Variable Classification:
With that being said, I can now answer to your question. With the description above, the question becomes: what are the roots ? This is actually up to the implementation; there are several possibilities, and trade-offs.
True roots must always be scanned; true roots are the CPU register contents and the global variables. Note that the stacks are not true roots; only the current stack frame pointer is.
Since fast variables are accessed without barriers, it is customary to make stack frames fast variables (i.e. roots as well). This is because while write accesses are rare system-wide, they are quite common in the local variables. It has been measured (on some Lisp programs) that about 99% of writes (of a pointer value) have a local variable as target.
Fast variables are often extended even further, in the case of a generational GC: the "young generation" consists in a special allocation area for new objects, limited in length, and scanned as fast variables. The bright side of fast variables is fast access (hence the name); the downside is that all these fast variables may be scanned only during a pause (the world is stopped). There is a trade-off on the size of the fast variables, which often translates to a limit on the young generation size. A larger young generation promotes average performance (by reducing the number of access barriers) at the cost of longer pauses.
At the other extreme, you may have no fast variable at all, and no root but the true roots. The stack frames are then handled as objects, each with their own color. Pauses are then minimal (a mere snapshot of a dozen register) but barriers must be used even for access to local variables. This is expensive, but has some advantages:
Hard guarantees on pause times can be made. This is difficult if stack frames are roots, because each new thread has its own stack, so the roots total size may grow up to arbitrary amounts as new threads are launched. If only CPU registers and global variables (no more than a few dozens in typical cases, and their number is known at compilation time) are roots, then pauses can be kept very short.
This allows for dynamic allocation of stack frames in the heap. This is needed if you play with co-routines and continuations, as with Scheme's call/cc primitive. In such a case, frames are no longer handled as a pure "stack". Proper handling of continuations in a GC-aware language mostly requires that function frames be allocated dynamically.
It is possible to make stack frames non-root while keeping a young generation as root. Guarantees on pause times can still be made (depending on the young generation size, which is fixed) and some trickery can be applied to make sure that stack frames are in the young generation when their function is active. This can ensure barrier-free access to local variables. None of this is really free, but it can be made efficient enough for most purposes.
Another Conceptual View:
Another way to view root-handling is the following: roots are the variables for which the tricolor rule (no black-to-white pointer) is not maintained at all times; these variables are allowed to be mutated without constraint.
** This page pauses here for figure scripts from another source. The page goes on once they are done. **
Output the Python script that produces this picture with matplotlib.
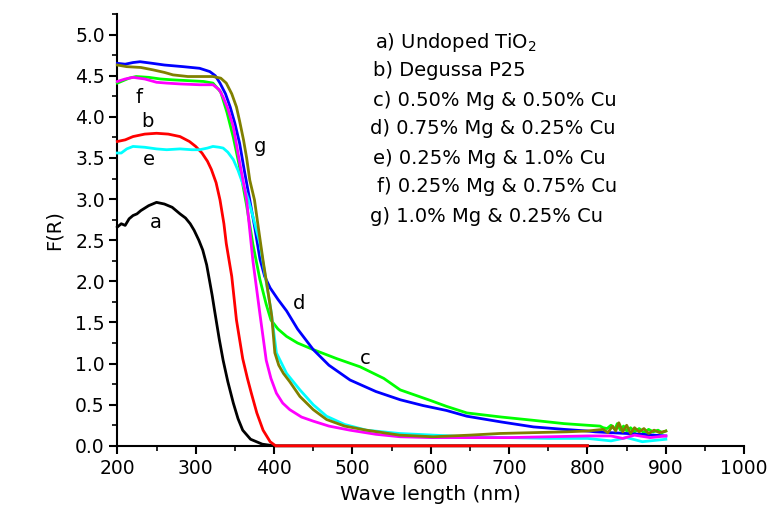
import numpy as np
import matplotlib.pyplot as plt
from matplotlib.ticker import MultipleLocator, FormatStrFormatter

plt.rcParams['font.family'] = 'DejaVu Sans'

# curve a: undoped TiO2
a_x = [200, 205, 210, 215, 220, 225, 230, 240, 250, 260, 270, 280, 287, 293, 298, 304, 309, 314, 318, 321, 324, 330, 335, 341, 348, 354, 360, 370, 385, 400, 800]
a_y = [2.66, 2.70, 2.68, 2.76, 2.80, 2.82, 2.86, 2.92, 2.96, 2.94, 2.90, 2.82, 2.77, 2.70, 2.62, 2.50, 2.38, 2.20, 1.99, 1.83, 1.65, 1.30, 1.04, 0.78, 0.52, 0.33, 0.19, 0.08, 0.02, 0.0, 0.0]

# curve b: Degussa P25
b_x = [200, 210, 220, 235, 250, 265, 280, 292, 300, 308, 315, 320, 326, 331, 336, 339, 346, 352, 360, 366, 371, 378, 386, 395, 402, 800]
b_y = [3.70, 3.72, 3.76, 3.79, 3.80, 3.79, 3.76, 3.70, 3.64, 3.56, 3.46, 3.36, 3.20, 2.99, 2.70, 2.46, 2.06, 1.53, 1.06, 0.82, 0.64, 0.40, 0.19, 0.05, 0.0, 0.0]

# curve c: 0.50% Mg & 0.50% Cu
c_x = [200, 205, 215, 224, 240, 255, 270, 290, 310, 322, 332, 340, 348, 356, 365, 373, 382, 390, 396, 405, 416, 430, 450, 480, 510, 540, 561, 600, 620, 646, 690, 731, 770, 800, 816,
       820, 825, 830, 835, 838, 842, 846, 850, 855, 860, 866, 872, 878, 884, 890, 895, 900]
c_y = [4.41, 4.43, 4.47, 4.49, 4.48, 4.46, 4.45, 4.44, 4.43, 4.41, 4.30, 4.05, 3.75, 3.39, 2.92, 2.45, 2.02, 1.72, 1.53, 1.42, 1.33, 1.25, 1.17, 1.06, 0.96, 0.82, 0.68, 0.55, 0.48, 0.40, 0.35, 0.31, 0.27, 0.25, 0.24,
       0.22, 0.21, 0.25, 0.20, 0.27, 0.19, 0.24, 0.18, 0.22, 0.17, 0.21, 0.16, 0.20, 0.17, 0.19, 0.16, 0.18]

# curve d: 0.75% Mg & 0.25% Cu
d_x = [200, 210, 220, 229, 245, 260, 284, 305, 318, 325, 331, 338, 344, 350, 356, 362, 369, 376, 382, 388, 395, 405, 416, 430, 450, 470, 497, 530, 561, 590, 620, 646, 690, 731, 770, 800,
       810, 830, 850, 870, 885, 900]
d_y = [4.65, 4.64, 4.66, 4.67, 4.65, 4.63, 4.61, 4.59, 4.55, 4.50, 4.41, 4.28, 4.12, 3.92, 3.68, 3.35, 2.99, 2.62, 2.27, 2.06, 1.92, 1.78, 1.64, 1.42, 1.17, 0.98, 0.80, 0.66, 0.56, 0.49, 0.43, 0.36, 0.29, 0.23, 0.20, 0.18,
       0.17, 0.16, 0.15, 0.14, 0.13, 0.12]

# curve e: 0.25% Mg & 1.0% Cu
e_x = [200, 205, 212, 220, 235, 250, 263, 280, 295, 305, 315, 322, 330, 335, 341, 348, 354, 360, 367, 373, 382, 389, 396, 403, 416, 433, 450, 467, 490, 518, 560, 603, 650, 700, 750, 800, 830, 850, 870, 900]
e_y = [3.56, 3.56, 3.61, 3.64, 3.63, 3.61, 3.60, 3.61, 3.60, 3.60, 3.62, 3.64, 3.63, 3.62, 3.57, 3.48, 3.35, 3.19, 3.00, 2.79, 2.46, 2.05, 1.65, 1.13, 0.88, 0.68, 0.50, 0.36, 0.26, 0.19, 0.15, 0.13, 0.11, 0.10, 0.09, 0.09, 0.06, 0.10, 0.05, 0.08]

# curve f: 0.25% Mg & 0.75% Cu
f_x = [200, 210, 220, 235, 250, 263, 280, 305, 322, 330, 335, 341, 348, 356, 365, 373, 382, 390, 396, 403, 411, 420, 435, 450, 470, 497, 530, 561, 600, 650, 700, 750, 800, 830, 845, 860, 880, 900]
f_y = [4.43, 4.46, 4.48, 4.46, 4.42, 4.41, 4.40, 4.39, 4.39, 4.33, 4.24, 4.10, 3.88, 3.45, 2.99, 2.25, 1.60, 1.04, 0.82, 0.64, 0.52, 0.44, 0.35, 0.30, 0.24, 0.19, 0.14, 0.11, 0.10, 0.10, 0.10, 0.11, 0.12, 0.12, 0.09, 0.13, 0.10, 0.12]

# curve g: 1.0% Mg & 0.25% Cu
g_x = [200, 212, 230, 246, 260, 271, 290, 305, 322, 332, 339, 346, 352, 356, 361, 365, 369, 375, 380, 386, 391, 397, 401, 406, 412, 420, 433, 450, 467, 490, 518, 560, 603, 650, 688, 730, 773, 800,
       820, 826, 832, 836, 840, 845, 850, 855, 860, 866, 872, 878, 885, 892, 900]
g_y = [4.63, 4.61, 4.60, 4.57, 4.54, 4.51, 4.49, 4.49, 4.49, 4.47, 4.41, 4.28, 4.12, 3.95, 3.72, 3.50, 3.23, 2.99, 2.65, 2.25, 1.95, 1.58, 1.13, 0.98, 0.88, 0.78, 0.60, 0.44, 0.32, 0.24, 0.19, 0.13, 0.11, 0.13, 0.15, 0.16, 0.17, 0.18,
       0.20, 0.16, 0.24, 0.18, 0.28, 0.17, 0.25, 0.15, 0.22, 0.17, 0.21, 0.15, 0.19, 0.16, 0.18]

curves = [(a_x, a_y, 'black'), (b_x, b_y, '#ff0000'), (c_x, c_y, '#00ff00'), (d_x, d_y, '#0000ff'),
          (e_x, e_y, '#00ffff'), (f_x, f_y, '#ff00ff'), (g_x, g_y, '#808000')]

# letters placed next to the curves
tag_text = ['a', 'b', 'c', 'd', 'e', 'f', 'g']
tag_x = [249, 238, 517, 432, 240, 227, 382]
tag_y = [2.72, 3.94, 1.06, 1.73, 3.48, 4.24, 3.64]

legend_lines = ['a) Undoped TiO$_2$', 'b) Degussa P25', 'c) 0.50% Mg & 0.50% Cu', 'd) 0.75% Mg & 0.25% Cu',
                'e) 0.25% Mg & 1.0% Cu', 'f) 0.25% Mg & 0.75% Cu', 'g) 1.0% Mg & 0.25% Cu']

fig = plt.figure(figsize=(7.72, 5.19), dpi=100)
ax = fig.add_axes([0.152, 0.141, 0.812, 0.832])

for xs, ys, col in curves:
    ax.plot(xs, ys, color=col, lw=2.0, clip_on=False, zorder=3)

for t, x, y in zip(tag_text, tag_x, tag_y):
    ax.text(x, y, t, fontsize=14, ha='center', va='center')

# legend block as plain text in figure pixels
leg_x = [375, 373, 373, 370, 373, 377, 370]
leg_y = [43, 71, 100, 128, 158, 187, 216]
for s, x, y in zip(legend_lines, leg_x, leg_y):
    fig.text(x / 772, 1 - y / 519, s, fontsize=14, ha='left', va='center')

ax.set_xlim(200, 1000)
ax.set_ylim(0, 5.25)
ax.xaxis.set_major_locator(MultipleLocator(100))
ax.xaxis.set_minor_locator(MultipleLocator(50))
ax.yaxis.set_major_locator(MultipleLocator(0.5))
ax.yaxis.set_minor_locator(MultipleLocator(0.25))
ax.yaxis.set_major_formatter(FormatStrFormatter('%.1f'))

for side in ['top', 'right']:
    ax.spines[side].set_visible(False)
for side in ['left', 'bottom']:
    ax.spines[side].set_linewidth(1.5)

ax.tick_params(which='major', length=6, width=1.5, labelsize=13.5, direction='out')
ax.tick_params(which='minor', length=3.5, width=1.2, direction='out')
ax.tick_params(axis='y', pad=3)

ax.set_xlabel('Wave length (nm)', fontsize=14.5, labelpad=5)
ax.set_ylabel('F(R)', fontsize=14, labelpad=8)

fig.savefig('out.png', dpi=100)
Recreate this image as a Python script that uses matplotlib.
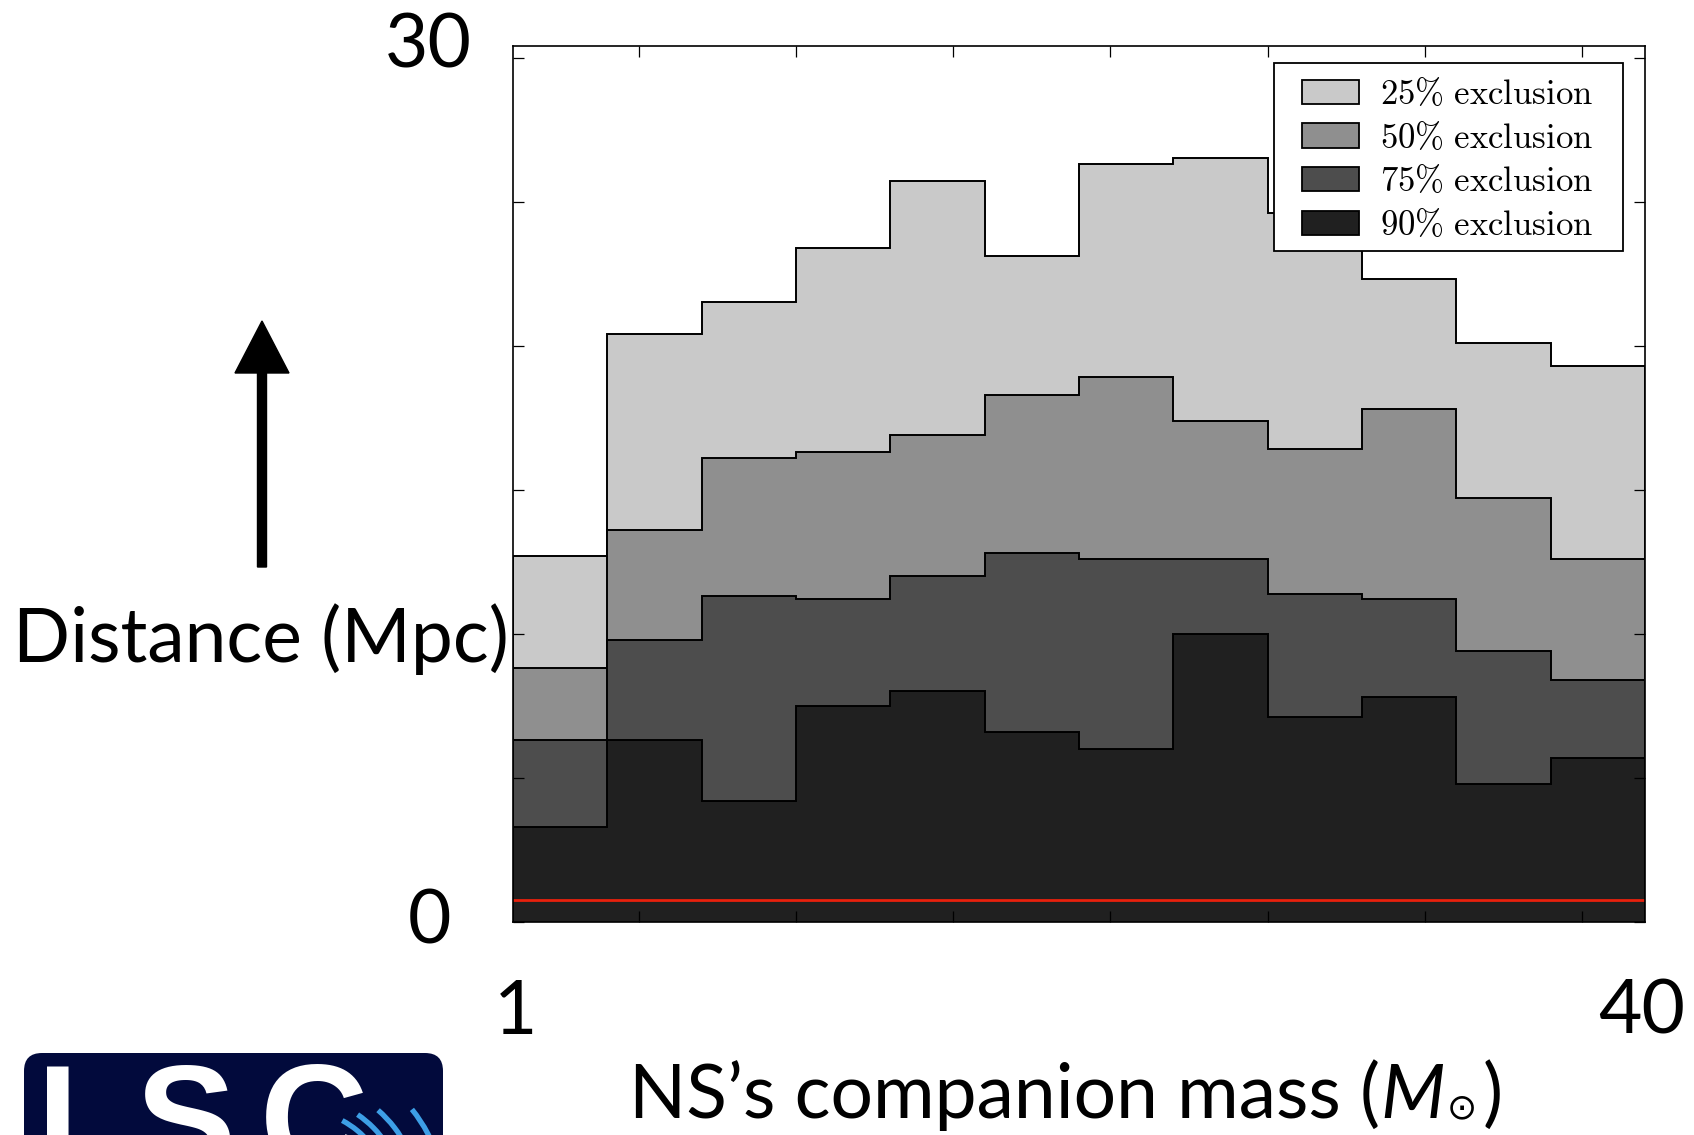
import matplotlib
matplotlib.use("Agg")
import matplotlib.pyplot as plt
import matplotlib.patches as mpatches

# Exclusion distance (Mpc) per companion-mass bin
mass_edges = [1, 4, 7, 10, 13, 16, 19, 22, 25, 28, 31, 34, 37]
excl_25 = [12.7, 20.4, 21.5, 23.4, 25.7, 23.1, 26.3, 26.5, 24.6, 22.3, 20.1, 19.3]
excl_50 = [8.8, 13.6, 16.1, 16.3, 16.9, 18.3, 18.9, 17.4, 16.4, 17.8, 14.7, 12.6]
excl_75 = [6.3, 9.8, 11.3, 11.2, 12.0, 12.8, 12.6, 12.6, 11.4, 11.2, 9.4, 8.4]
excl_90 = [3.3, 6.3, 4.2, 7.5, 8.0, 6.6, 6.0, 10.0, 7.1, 7.8, 4.8, 5.7]
red_level = 0.75

layers = [excl_25, excl_50, excl_75, excl_90]
labels = ["25", "50", "75", "90"]
grays = ["#c9c9c9", "#8f8f8f", "#4d4d4d", "#202020"]

x_ticks = [5, 10, 15, 20, 25, 30, 35]
y_ticks = [0, 5, 10, 15, 20, 25, 30]
y_top = 30.4

plt.rcParams['mathtext.fontset'] = 'cm'

W, H = 1694, 1135
fig = plt.figure(figsize=(W / 100, H / 100), dpi=100)

# main axes, placed in pixels
left, right, top, bottom = 513, 1645, 46, 922
ax = fig.add_axes([left / W, 1 - bottom / H, (right - left) / W, (bottom - top) / H])

for vals, col in zip(layers, grays):
    ax.stairs(vals, mass_edges, baseline=0, fill=True, facecolor=col, linewidth=0)
    ax.stairs(vals, mass_edges, baseline=0, fill=False, color='black', linewidth=1.4)

ax.axhline(red_level, color='#e8200c', linewidth=2)

ax.set_xlim(mass_edges[0], mass_edges[-1])
ax.set_ylim(0, y_top)
ax.set_xticks(x_ticks)
ax.set_yticks(y_ticks)
ax.set_xticklabels([])
ax.set_yticklabels([])
ax.tick_params(direction='in', top=True, right=True, length=8, width=0.9)
for s in ax.spines.values():
    s.set_linewidth(1.2)

# legend: content without frame, box drawn by hand (wider side padding)
handles = [mpatches.Patch(facecolor=c, edgecolor='black', linewidth=1.3) for c in grays]
leg_labels = [r"$%s\%%\ \mathrm{exclusion}$" % l for l in labels]
ax.legend(handles, leg_labels, loc='upper left', bbox_to_anchor=(0.697, 0.9646),
          borderaxespad=0, borderpad=0, fontsize=25, frameon=False,
          handlelength=1.65, handleheight=0.7, handletextpad=0.6,
          labelspacing=0.28)
ax.add_patch(mpatches.Rectangle((0.6723, 0.7660), 0.9806 - 0.6723, 0.9806 - 0.7660,
                                transform=ax.transAxes, facecolor='white',
                                edgecolor='black', linewidth=1.3, zorder=4.9))

# overlay in pixel coordinates for slide annotations
ov = fig.add_axes([0, 0, 1, 1])
ov.set_xlim(0, W)
ov.set_ylim(H, 0)
ov.axis('off')

big = dict(fontsize=54, family=['Lato', 'DejaVu Sans'], color='black')
ov.text(428, 67, "30", ha='center', va='baseline', **big)
ov.text(429, 944, "0", ha='center', va='baseline', **big)
ov.text(516, 1034, "1", ha='center', va='baseline', **big)
ov.text(1642, 1034, "40", ha='center', va='baseline', **big)
ov.text(261, 662, "Distance (Mpc)", ha='center', va='baseline', **big)

# x label assembled from pieces so M is italic and the sun symbol is small
rend = fig.canvas.get_renderer()
pieces = [
    ("NS\u2019s companion mass (", dict(fontsize=54, family='Lato')),
    ("M", dict(fontsize=54, family='Lato', style='italic')),
    ("\u2299", dict(fontsize=26, family='DejaVu Sans')),
    (")", dict(fontsize=54, family='Lato')),
]
gaps = [0, 2, 6]
objs = []
x = 0
for i, (txt, kw) in enumerate(pieces):
    t = ov.text(x, 1118, txt, ha='left', va='baseline', color='black', **kw)
    w = t.get_window_extent(renderer=rend).width
    objs.append((t, x))
    x += w + (gaps[i] if i < len(gaps) else 0)
shift = 1066 - x / 2
for t, x0 in objs:
    t.set_x(x0 + shift)

ov.add_patch(mpatches.FancyArrow(262, 567, 0, -246, width=9, head_width=54,
                                 head_length=52, length_includes_head=True,
                                 color='black'))

# LSC logo, cut by the bottom edge
logo = mpatches.FancyBboxPatch((24, 1053), 419, 130,
                               boxstyle='round,pad=0,rounding_size=18',
                               facecolor='#020a3c', edgecolor='none')
ov.add_patch(logo)
for ch, xl in zip("LSC", [37, 136, 260]):
    ov.text(xl, 1170, ch, ha='left', va='baseline', fontsize=108,
            fontweight='bold', color='white', family='Liberation Sans')
for r, a in zip([90, 103, 119, 144], [53, 47, 40, 30]):
    arc = mpatches.Arc((300, 1200), 2 * r, 2 * r, theta1=-a - 9, theta2=-a + 14,
                       color='#3d9fe6', linewidth=3.8)
    ov.add_patch(arc)
    arc.set_clip_path(logo)

fig.savefig("out.png", dpi=100)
But they must be brought back in line regularly, by stopping the world and scanning them.
In practice, the mutators are racing with the GC. Mutators create new objects, and point to them; each pause creates new grey objects. In a concurrent or incremental GC, if you let the mutators play with roots for too long, then each pause may create a big batch of new grey objects. In the worst case, the GC cannot scan objects fast enough to keep up with the rate of grey object creation. This is an issue because white objects can be released only during the sweep phase, which is reached only if at some point the GC may complete its marking. A usual implementation strategy for an incremental GC is to scan grey objects, during each pause, for a total size which is proportional to the total size of roots. Thus, pause time remains bounded by the roots total size, and if the proportionality factor is well balanced then it can be guaranteed that the GC will ultimately terminate is marking phase and enter the sweeping phase.
In a concurrent GC, things are a bit more complex, because the mutators roam freely in the wild. A possible implementation would make a little bit of incremental marking while the world is still stopped.
Bibliography:
Garbage Collection: Algorithms for Automatic Dynamic Memory Management: a must-read book on garbage collection.
Thomas obviously has the best answer. However, I'm just going to add a little side-note here.
The root nodes can be conceptually thought of as black nodes, because any object referred to by a root node must by grey or black.
Therefore, in order to maintain the invariant, assignment to a root variably should automatically grey the object.